8 responses to “Father Math

  1. Your posts always find some soft spot in me, no matter how much I try to conceal all of them.

    I should probably just buy your book and get all mushy in private.

    • dmarshall58

      Thanks. This post was different for me. The math made it easy to approach and back away from the love I feel for my son… and my father. It’s funny how, even in writing, you can feel disconcerted, that momentary blush that comes on when you are about to say what you need to say but would rather hope is understood. I don’t know if I can describe that moment, but perhaps you know it. –D

      • I do understand that.

        This post brought up a lot of emotional things for me, in spite of your writing it with distance.

      • dmarshall58

        I’m fascinated right now with this idea of approaching subjects. I’ve been thinking about them as birds recently–you want to get close, but get too close and they fly away. I find myself edging forward and back trying to keep the subject there. –D

      • Great analogy. I know just what you mean.

      • SC

        I usually come back every “cupluh two, tree munths” (I’m not really from Brooklyn) to see what new posts there are. I hope you are on summer vacation and haven’t left the blogosphere. While I was here I thought I would dive into the archives where I found this gem.

        It saddened me that you lost your father when you were still a young man. I lost mine this past year, when I was 58 — he was 95. I am very fortunate to have gotten to know him as my own perspective on life has changed over the years. I wouldn’t say that I barely knew him — I certainly didn’t know what he was like before I was born. I think most of us change considerably once we get married and start raising a family; I know that I have. I did get to know him well over the last 20 years or so. We played a lot of golf together and we talked every day until his hearing left him, then we started to text. He became my best friend.
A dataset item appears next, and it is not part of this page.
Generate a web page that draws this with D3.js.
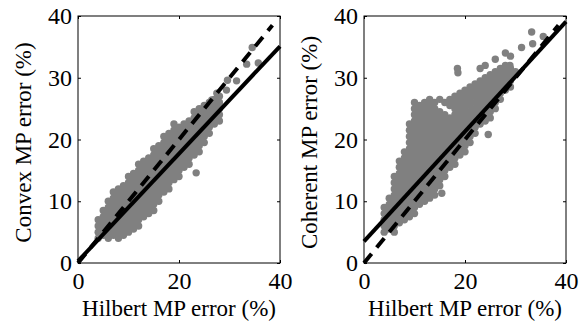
<!DOCTYPE html>
<html>
<head>
<meta charset="utf-8">
<script src="https://cdn.jsdelivr.net/npm/d3@7"></script>
<style>
  body { margin: 0; background: #fff; }
  svg { display: block; }
  text { font-family: "Liberation Serif", "Times New Roman", serif; fill: #000; }
</style>
</head>
<body>
<svg id="chart" width="579" height="325"></svg>
<script>
// tick values
const xTicks = [0, 20, 40];
const yTicks = [0, 10, 20, 30, 40];

// left panel: Hilbert vs Convex, columns of [x, [y...]]
const convexCols = [
  [4, [4, 5, 6, 7]],
  [5, [4.5, 5.5, 6.5, 7.5, 8.5]],
  [6, [4, 5, 6, 7, 8, 9, 10]],
  [7, [4.5, 5.5, 6.5, 7.5, 8.5, 9.5, 10.5, 11.5]],
  [8, [4, 5, 6, 7, 8, 9, 10, 11, 12]],
  [9, [4.5, 5.5, 6.5, 7.5, 8.5, 9.5, 10.5, 11.5, 12.5]],
  [10, [5, 6, 7, 8, 9, 10, 11, 12, 13, 14]],
  [11, [5.5, 6.5, 7.5, 8.5, 9.5, 10.5, 11.5, 12.5, 13.5, 14.5]],
  [12, [6, 7, 8, 9, 10, 11, 12, 13, 14, 15, 16]],
  [13, [7.5, 8.5, 9.5, 10.5, 11.5, 12.5, 13.5, 14.5, 15.5, 16.5]],
  [14, [8, 9, 10, 11, 12, 13, 14, 15, 16, 17]],
  [15, [8.5, 9.5, 10.5, 11.5, 12.5, 13.5, 14.5, 15.5, 16.5, 17.5, 18.5]],
  [16, [10, 11, 12, 13, 14, 15, 16, 17, 18, 19]],
  [17, [11.5, 12.5, 13.5, 14.5, 15.5, 16.5, 17.5, 18.5, 19.5, 20.5]],
  [18, [12, 13, 14, 15, 16, 17, 18, 19, 20, 21]],
  [19, [13.5, 14.5, 15.5, 16.5, 17.5, 18.5, 19.5, 20.5, 21.5, 22.5]],
  [20, [14, 15, 16, 17, 18, 19, 20, 21, 22]],
  [21, [15.5, 16.5, 17.5, 18.5, 19.5, 20.5, 21.5, 22.5]],
  [22, [16, 17, 18, 19, 20, 21, 22, 23]],
  [23, [17.5, 18.5, 19.5, 20.5, 21.5, 22.5, 23.5, 24.5]],
  [24, [18, 19, 20, 21, 22, 23, 24, 25]],
  [25, [19.5, 20.5, 21.5, 22.5, 23.5, 24.5, 25.5]],
  [26, [21, 22, 23, 24, 25, 26]],
  [27, [22.5, 23.5, 24.5, 25.5, 26.5]],
  [28, [23, 24, 25, 26, 27]]
];
const convexOutliers = [[23.4, 14.6], [26.5, 26.4], [27.5, 27.5], [29.4, 28.0], [29.6, 29.6], [31.4, 29.5],
  [33.4, 32.2], [34.5, 34.9], [35.7, 32.4]];

// right panel: Hilbert vs Coherent
const coherentCols = [
  [4, [5, 6, 7, 8, 9]],
  [5, [5.5, 6.5, 7.5, 8.5, 9.5, 10.5]],
  [6, [5, 6, 7, 8, 9, 10, 11, 12, 13, 14]],
  [7, [6.5, 7.5, 8.5, 9.5, 10.5, 11.5, 12.5, 13.5, 14.5, 15.5, 16.5]],
  [8, [7, 8, 9, 10, 11, 12, 13, 14, 15, 16, 17, 18]],
  [9, [7.5, 8.5, 9.5, 10.5, 11.5, 12.5, 13.5, 14.5, 15.5, 16.5, 17.5, 18.5, 19.5, 20.5, 21.5, 22.5]],
  [10, [8, 9, 10, 11, 12, 13, 14, 15, 16, 17, 18, 19, 20, 21, 22, 23, 24, 25, 26]],
  [11, [9.5, 10.5, 11.5, 12.5, 13.5, 14.5, 15.5, 16.5, 17.5, 18.5, 19.5, 20.5, 21.5, 22.5, 23.5, 24.5, 25.5]],
  [12, [10, 11, 12, 13, 14, 15, 16, 17, 18, 19, 20, 21, 22, 23, 24, 25, 26]],
  [13, [10.5, 11.5, 12.5, 13.5, 14.5, 15.5, 16.5, 17.5, 18.5, 19.5, 20.5, 21.5, 22.5, 23.5, 24.5, 25.5, 26.5]],
  [14, [11, 12, 13, 14, 15, 16, 17, 18, 19, 20, 21, 22, 23, 24, 25, 26]],
  [15, [12.5, 13.5, 14.5, 15.5, 16.5, 17.5, 18.5, 19.5, 20.5, 21.5, 22.5, 23.5, 24.5, 26.5]],
  [16, [14, 15, 16, 17, 18, 19, 20, 21, 22, 23, 24, 26]],
  [17, [15.5, 16.5, 17.5, 18.5, 19.5, 20.5, 21.5, 22.5, 23.5, 25.5, 26.5]],
  [18, [16, 17, 18, 19, 20, 21, 22, 23, 24, 25, 26, 27]],
  [19, [17.5, 18.5, 19.5, 20.5, 21.5, 22.5, 23.5, 24.5, 25.5, 26.5, 27.5]],
  [20, [18, 19, 20, 21, 22, 23, 24, 25, 26, 27, 28]],
  [21, [19.5, 20.5, 21.5, 22.5, 23.5, 24.5, 25.5, 26.5, 27.5, 28.5]],
  [22, [21, 22, 23, 24, 25, 26, 27, 28, 29]],
  [23, [22.5, 23.5, 24.5, 25.5, 26.5, 27.5, 28.5, 29.5, 31.5]],
  [24, [23, 24, 25, 26, 27, 28, 29, 30, 32]],
  [25, [23.5, 24.5, 25.5, 26.5, 27.5, 28.5, 29.5, 30.5]],
  [26, [25, 26, 27, 28, 29, 30, 31, 33]],
  [27, [26.5, 27.5, 28.5, 29.5, 30.5, 31.5]],
  [28, [28, 29, 30, 31, 32, 34]],
  [29, [28.5, 29.5, 30.5, 31.5, 33.5]]
];
const coherentOutliers = [[15.4, 11.3], [18.5, 31.5], [18.6, 30.8], [24.6, 20.8], [26.9, 31.0], [28.9, 32.0],
  [30.0, 31.0], [31.2, 34.9], [33.2, 37.4], [33.4, 35.5], [35.5, 36.7]];

// fitted lines [slope, intercept] and identity line end
const convexFit = [0.87, 0.3];
const coherentFit = [0.89, 3.5];
const identityEnd = 38.5;

const panels = [
  { left: 78, ylabel: "Convex MP error (%)", labelX: 31, cols: convexCols, extra: convexOutliers, fit: convexFit },
  { left: 364, ylabel: "Coherent MP error (%)", labelX: 317, cols: coherentCols, extra: coherentOutliers, fit: coherentFit }
];

const svg = d3.select("#chart");
const plotTop = 16, plotBottom = 263, plotW = 202;
const serif = '"Liberation Serif", "Times New Roman", serif';

panels.forEach(p => {
  const x = d3.scaleLinear().domain([0, 40]).range([p.left, p.left + plotW]);
  const y = d3.scaleLinear().domain([0, 40]).range([plotBottom, plotTop]);
  const g = svg.append("g");

  const pts = p.cols.flatMap(c => c[1].map(v => [c[0], v])).concat(p.extra);

  g.selectAll("circle")
    .data(pts)
    .enter()
    .append("circle")
    .attr("cx", d => x(d[0]))
    .attr("cy", d => y(d[1]))
    .attr("r", 3.7)
    .attr("fill", "#808080");

  // y = x dashed
  g.append("line")
    .attr("x1", x(0)).attr("y1", y(0))
    .attr("x2", x(identityEnd)).attr("y2", y(identityEnd))
    .attr("stroke", "#000")
    .attr("stroke-width", 4)
    .attr("stroke-dasharray", "12,8");

  // fitted line
  g.append("line")
    .attr("x1", x(0)).attr("y1", y(p.fit[1]))
    .attr("x2", x(40)).attr("y2", y(p.fit[0] * 40 + p.fit[1]))
    .attr("stroke", "#000")
    .attr("stroke-width", 4);

  // box
  g.append("rect")
    .attr("x", p.left).attr("y", plotTop)
    .attr("width", plotW).attr("height", plotBottom - plotTop)
    .attr("fill", "none").attr("stroke", "#000").attr("stroke-width", 1);

  // axes, ticks pointing inward on all four sides
  g.append("g").attr("transform", `translate(0,${plotBottom})`)
    .call(d3.axisBottom(x).tickValues(xTicks).tickSizeInner(-3).tickSizeOuter(0).tickPadding(9));
  g.append("g").attr("transform", `translate(0,${plotTop})`)
    .call(d3.axisTop(x).tickValues(xTicks).tickSizeInner(-3).tickSizeOuter(0).tickFormat(""));
  g.append("g").attr("transform", `translate(${p.left},0)`)
    .call(d3.axisLeft(y).tickValues(yTicks).tickSizeInner(-3).tickSizeOuter(0).tickPadding(6));
  g.append("g").attr("transform", `translate(${p.left + plotW},0)`)
    .call(d3.axisRight(y).tickValues(yTicks).tickSizeInner(-3).tickSizeOuter(0).tickFormat(""));

  g.selectAll(".domain").remove();
  g.selectAll(".tick line").attr("stroke", "#000");
  g.selectAll("g").attr("font-family", serif);
  g.selectAll(".tick text")
    .attr("font-family", serif)
    .style("font-size", "24px")
    .attr("fill", "#000");

  g.append("text")
    .attr("x", p.left + plotW / 2).attr("y", 316)
    .attr("text-anchor", "middle")
    .attr("font-family", serif)
    .style("font-size", "23px")
    .text("Hilbert MP error (%)");

  g.append("text")
    .attr("transform", `translate(${p.labelX},${(plotTop + plotBottom) / 2 + 3}) rotate(-90)`)
    .attr("text-anchor", "middle")
    .attr("font-family", serif)
    .style("font-size", "23px")
    .text(p.ylabel);
});
</script>
</body>
</html>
        My daughter turns 20 this August. My relationship with her is probably about the same as my relationship was with my father when I was 20. I hope I can live long enough to reap the rewards of a special relationship with her as she gets older.

      • dmarshall58

        Thanks for so moving a reply, and I’m sorry I’ve been so slow in responding. You’re right, I was taking the summer off, but apparently I’ve needed more time than that. Writing competes with a lot of other demands in my life—or what seem like demands. I didn’t want to reply before I had something to offer, and I’m still not sure I’ve reached that standard.

        I’m sorry to hear about your dad. As much as we try, we can’t really prepare for a parent’s death. Maybe it’s selfish—our loss, not theirs—but there it is. I’m an intellectual and don’t think much about how my own children will react to my death because I’ll be gone—maybe that’s selfish too.

        Like you, however, I cling to my children now. When I wrote this post six years ago, I seemed resigned to my son’s distance, but since then I’ve been more insistent that we talk. This summer I persuaded him to drive back with me to Chicago after I did a visual art residency in Wyoming. Our sixteen hours or so in the car were great. I felt as if I was getting to know him again, and I hope you and your daughter will find the same kind of rapport you and your father did. Increasingly, I’m convinced those connections are all that matter. What else are we here for but to love one another? It sounds silly to say so—maybe I’m not an intellectual after all—and maybe it’s my age. Still.

        I hope all is well with you. I so appreciate your reading my blog and all your support.


  2. Well said, It applies to mothers and daughters as well. and mothers and sons, fathers and daughters.